What is an Earth Pit?

In electrical systems, an “Earth pit” is a hole dug in the ground and filled with standard materials. Most of the time, earth pits are used to protect against short circuits. It also acts as a point of reference for different types of electric power sources. Since Earth Pits are easy to make and keep up, they have been used as reference points since the beginning of commercialized electricity. 

What is the importance of Earthing?

The main objective of earthing is to create a surface with zero potential around and under the area where electrical equipment is set up or installed. To reach this goal, parts of the electrical equipment that don’t carry current are connected to the earth. This keeps dangerous voltage from showing up on the enclosures and keeps workers and the public safe.

The earthing is provided as follows:

• Keeping people safe
• Prevent or at least reduce damage to equipment caused by heavy fault currents.
• Make sure the power supply is more reliable

The earthing is mainly split into 

• System earthing, which is the connection between a part of a working system (like the LV neutral of a Power Transformer winding) and the ground.

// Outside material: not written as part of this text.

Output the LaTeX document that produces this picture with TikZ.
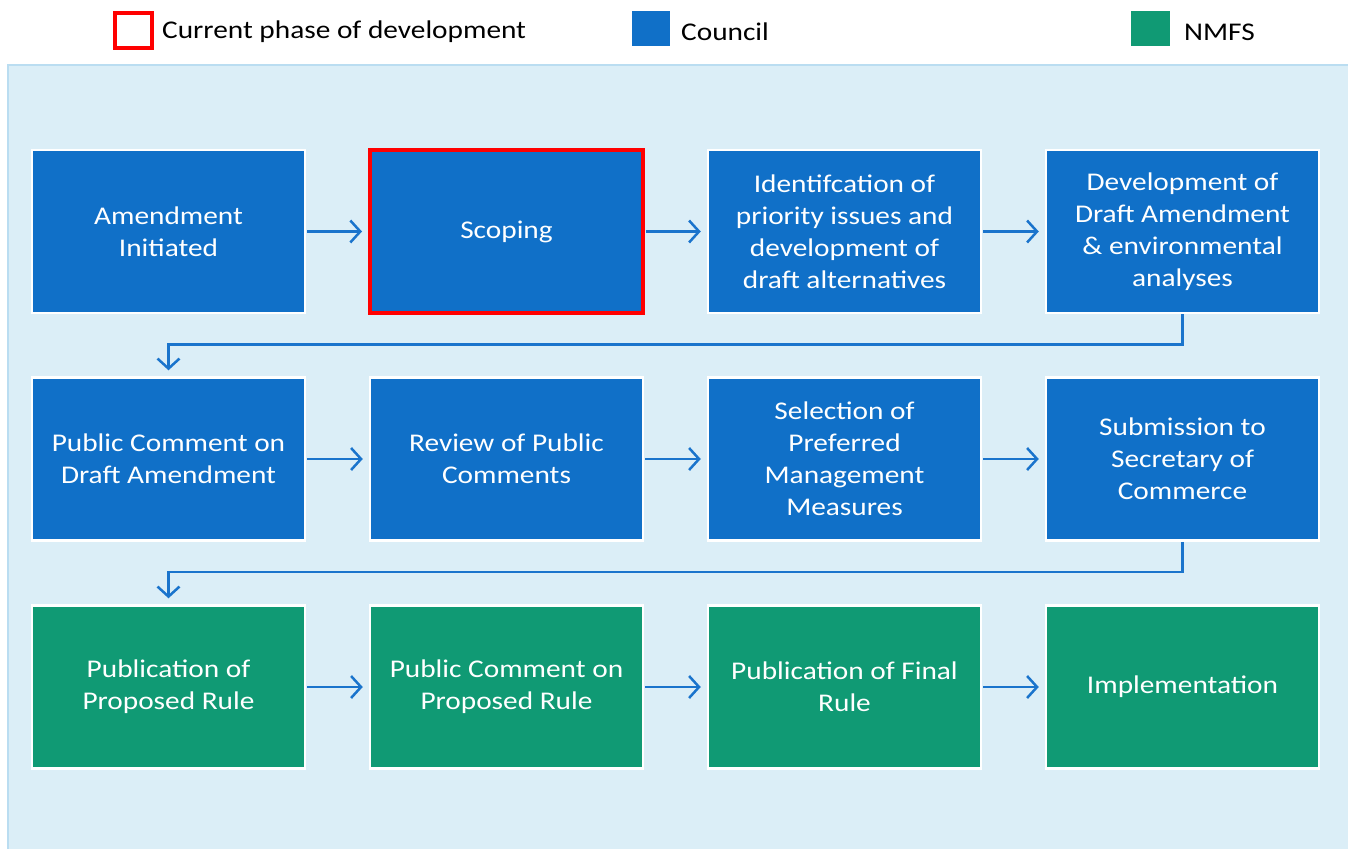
\documentclass[tikz,border=0pt]{standalone}
\usepackage{fontspec}
\setmainfont{Carlito}[FakeStretch=1.15]
\usetikzlibrary{arrows.meta}
\definecolor{cblue}{HTML}{1070C8}
\definecolor{cgreen}{HTML}{109A74}
\definecolor{panel}{HTML}{DBEEF7}
\definecolor{panelb}{HTML}{BADDF1}
\definecolor{arr}{HTML}{1A74CC}
\tikzset{
  boxbase/.style={rectangle, minimum width=273pt, minimum height=163pt, line width=2.5pt, draw=white, text=white, align=center, font=\fontsize{25.5}{32}\selectfont, inner sep=0pt},
  council/.style={boxbase, fill=cblue},
  nmfs/.style={boxbase, fill=cgreen},
  current/.style={draw=red, line width=4pt},
  flow/.style={draw=arr, line width=2.5pt, -{Straight Barb[length=10pt,width=22pt,line width=2.5pt]}, shorten >=6pt, shorten <=1pt},
  legtext/.style={anchor=west, font=\fontsize{25.5}{32}\selectfont, inner sep=0pt}
}
\begin{document}
\begin{tikzpicture}[x=1pt,y=-1pt]
\useasboundingbox (0,0) rectangle (1348,848);
% panel
\draw[fill=panel, draw=panelb, line width=2pt] (8,65) rectangle (1360,860);
% legend
\node[draw=red, line width=4pt, minimum width=37pt, minimum height=35pt, inner sep=0pt] (lcur) at (133,31) {};
\node[legtext] (tcur) at (162,32) {Current phase of development};
\node[fill=cblue, minimum width=38pt, minimum height=35pt, inner sep=0pt] (lcou) at (651,29) {};
\node[legtext] (tcou) at (681,32) {Council};
\node[fill=cgreen, minimum width=39pt, minimum height=35pt, inner sep=0pt] (lnmfs) at (1150.5,29) {};
\node[legtext] (tnmfs) at (1184,32) {NMFS};
% row 1
\node[council] (a1) at (168.5,231.5) {Amendment\\Initiated};
\node[council, current] (a2) at (506.5,231.5) {Scoping};
\node[council] (a3) at (844.5,231.5) {Identifcation of\\priority issues and\\development of\\draft alternatives};
\node[council] (a4) at (1182.5,231.5) {Development of\\Draft Amendment\\\& environmental\\analyses};
% row 2
\node[council] (b1) at (168.5,459) {Public Comment on\\Draft Amendment};
\node[council] (b2) at (506.5,459) {Review of Public\\Comments};
\node[council] (b3) at (844.5,459) {Selection of\\Preferred\\Management\\Measures};
\node[council] (b4) at (1182.5,459) {Submission to\\Secretary of\\Commerce};
% row 3
\node[nmfs] (c1) at (168.5,687) {Publication of\\Proposed Rule};
\node[nmfs] (c2) at (506.5,687) {Public Comment on\\Proposed Rule};
\node[nmfs] (c3) at (844.5,687) {Publication of Final\\Rule};
\node[nmfs] (c4) at (1182.5,687) {Implementation};
% arrows
\draw[flow] (a1) -- (a2);
\draw[flow] (a2) -- (a3);
\draw[flow] (a3) -- (a4);
\draw[flow] (b1) -- (b2);
\draw[flow] (b2) -- (b3);
\draw[flow] (b3) -- (b4);
\draw[flow] (c1) -- (c2);
\draw[flow] (c2) -- (c3);
\draw[flow] (c3) -- (c4);
\draw[flow, shorten <=0pt] (a4.south) -- ++(0,30) -| (b1.north);
\draw[flow, shorten <=0pt] (b4.south) -- ++(0,30) -| (c1.north);
\end{tikzpicture}
\end{document}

• Equipment earthing (Safety grounding): Connecting the frames of equipment (like the motor body, transformer tank, switch gear box, operating rods of air break switches, etc.) to earth.

How does earthing keep you safe?

The fundamental of this safety theory is that “current flows from high voltage to low voltage.”

As we know, electricity flows along the path with the least resistance. And the resistance of the human body is about 300 ohms (depending on several things), while the resistance of the earth is very low. So the current will go through the grounding wire and into the earth.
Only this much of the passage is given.